Recall from problem 1.15 the vectors:
\begin{align*} \mathbf{v}_a &= x^2 \hat{\mathbf{x}}+3xz^2 \hat{\mathbf{y}}-2xz\hat{\mathbf{z}} \\ \mathbf{v}_b &= xy \hat{\mathbf{x}}+2yz \hat{\mathbf{y}}+3zx\hat{\mathbf{z}} \\ \mathbf{v}_c &= y^2 \hat{\mathbf{x}}+(2xy+z^2 ) \hat{\mathbf{y}}+2yz\hat{\mathbf{z}} \end{align*}a) Which of them can be expressed as the gradient of a scalar? Find a scalar function that does the job.
b) Which can be expressed as the curl of a vector? Find such a vector.
To gain geometrical intuition as to when a vector field is the gradient of scalar or the curl of another vector field, it is relevant to see what these fields look like: (In order $\mathbf{v}_a,\mathbf{v}_b,\mathbf{v}_c $)
a) Which of them can be expressed as the gradient of a scalar? Find a scalar function that does the job.
Recall that a vector field has a scalar potential if and only if the vector field is curl-less (also known as an irrotational field):
\[\nabla \times \mathbf{F}=\mathbf{0}\;\Leftrightarrow \; \mathbf{F}=-\nabla V \tag{Eq. 1.103, page 51} \]By recalling that the curl is given by:
\[\nabla \times \mathbf{v}= \left( \frac{\partial v_z}{\partial y}-\frac{\partial v_y}{\partial z} \right) \hat{\mathbf{x}} + \left( \frac{\partial v_x}{\partial z}-\frac{\partial v_z}{\partial x} \right) \hat{\mathbf{y}} + \left( \frac{\partial v_y}{\partial x}-\frac{\partial v_x}{\partial y} \right) \hat{\mathbf{z}} \tag{As seen on the cover of your book}\]It is straightforward to see that
\begin{align*} \nabla \times \mathbf{v}_a &= -6xz\hat{\mathbf{x}} +2z \hat{\mathbf{y}} +3z^2 \hat{\mathbf{z}} \\ \nabla \times\mathbf{v}_b &= -2y\hat{\mathbf{x}} -3z \hat{\mathbf{y}} -x \hat{\mathbf{z}} \\ \nabla \times\mathbf{v}_c &= \mathbf{0} \end{align*}Thus, $\mathbf{v}_c $ is the only vector field out of those 3 which can be written as the gradient of a scalar field.
b) Which can be expressed as the curl of a vector?

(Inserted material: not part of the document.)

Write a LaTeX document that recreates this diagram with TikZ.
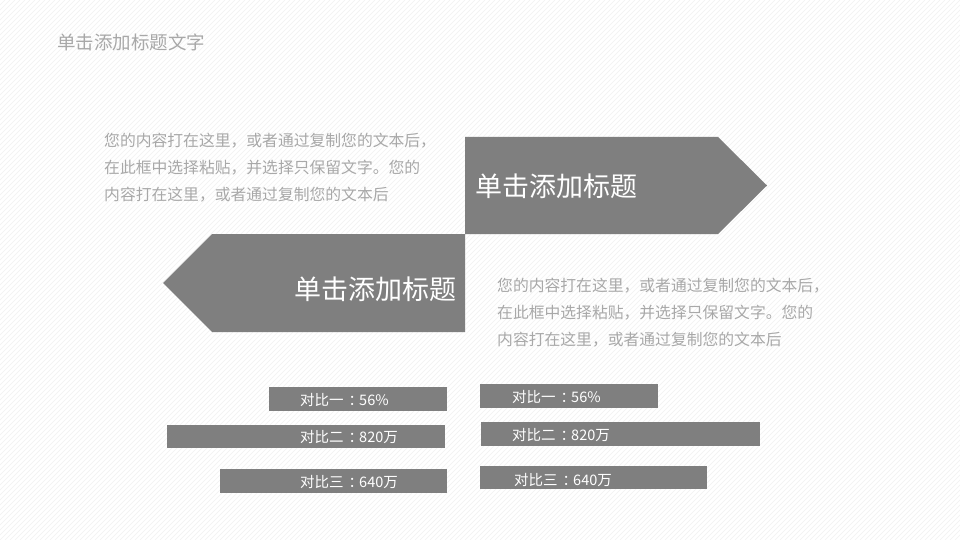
\documentclass[tikz,border=0pt]{standalone}
\usepackage{fontspec}
\setmainfont{Noto Sans CJK SC}
\definecolor{bargray}{HTML}{7F7F7F}
\definecolor{txtgray}{HTML}{A8A8A8}
\definecolor{stripe}{HTML}{F1F1F1}
\newcommand{\cln}{\kern5pt：\kern-4pt}
\begin{document}
\begin{tikzpicture}[x=1pt,y=-1pt,
  shapefill/.style={fill=bargray,draw=none},
  bigtitle/.style={font=\fontsize{27}{30}\selectfont,text=white,inner sep=0pt,text height=0.88em,text depth=0.12em},
  para/.style={font=\fontsize{15.8}{27.2}\selectfont,text=txtgray,align=left,inner sep=0pt,anchor=north west},
  barlabel/.style={font=\fontsize{14.5}{16}\selectfont,text=white,inner sep=0pt,anchor=west,text height=0.88em,text depth=0.12em},
  stripeline/.style={draw=stripe,line width=0.6pt}]
\useasboundingbox (0,0) rectangle (960,540);
\fill[white] (0,0) rectangle (960,540);
\begin{scope}
\clip (0,0) rectangle (960,540);
\foreach \i in {-540,-535,...,960} \draw[stripeline] (\i,540) -- (\i+540,0);
\end{scope}
% page title
\node[font=\fontsize{18.5}{22}\selectfont,text=txtgray,anchor=west,inner sep=0pt,text height=0.88em,text depth=0.12em] (title) at (57,46) {单击添加标题文字};
% arrows
\path[shapefill] (465,137) -- (718,137) -- (767,185.5) -- (718,234) -- (465,234) -- cycle;
\path[shapefill] (465,234) -- (212,234) -- (163,283) -- (212,332) -- (465,332) -- cycle;
\node[bigtitle,anchor=west] (t1) at (475,193) {单击添加标题};
\node[bigtitle,anchor=east] (t2) at (457,296) {单击添加标题};
% paragraphs
\node[para] (p1) at (104,133) {您的内容打在这里，或者通过复制您的文本后，\\在此框中选择粘贴，并选择只保留文字。您的\\内容打在这里，或者通过复制您的文本后};
\node[para] (p2) at (497,278) {您的内容打在这里，或者通过复制您的文本后，\\在此框中选择粘贴，并选择只保留文字。您的\\内容打在这里，或者通过复制您的文本后};
% bars left
\path[shapefill] (269,387) rectangle (447,411);
\path[shapefill] (167,425) rectangle (445,448);
\path[shapefill] (220,469) rectangle (447,493);
\node[barlabel] (l1) at (300,402) {对比一\cln 56\%};
\node[barlabel] (l2) at (300,439) {对比二\cln 820万};
\node[barlabel] (l3) at (300,484) {对比三\cln 640万};
% bars right
\path[shapefill] (480,384) rectangle (658,408);
\path[shapefill] (481,422) rectangle (760,446);
\path[shapefill] (480,466) rectangle (707,489);
\node[barlabel] (r1) at (512,399) {对比一\cln 56\%};
\node[barlabel] (r2) at (512,437) {对比二\cln 820万};
\node[barlabel] (r3) at (514,482) {对比三\cln 640万};
\end{tikzpicture}
\end{document}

Find such a vector.
Recall that a vector field has a vector potential if and only if the vector field is divergence-less (also known as an solenoidal field):
\[\nabla \cdot \mathbf{F}=0\;\Leftrightarrow \; \mathbf{F}=\nabla \times \mathbf{A} \tag{Eq. 1.104, page 52} \]By recalling that the divergence is given by:
\[\nabla \cdot \mathbf{v}=\frac{\partial v_x}{\partial x} + \frac{\partial v_y}{\partial y} +\frac{\partial v_z}{\partial z} \tag{As seen on the cover of your book}\]It is straightforward to see that
\begin{align*} \nabla \cdot \mathbf{v}_a &= 0 \\ \nabla \cdot\mathbf{v}_b &= 3 x + y + 2 z \\ \nabla \cdot\mathbf{v}_c &= 2 x + 2 y \end{align*}Thus, $\mathbf{v}_a $ is the only vector field out of those 3 which can be written as the gradient of a scalar field.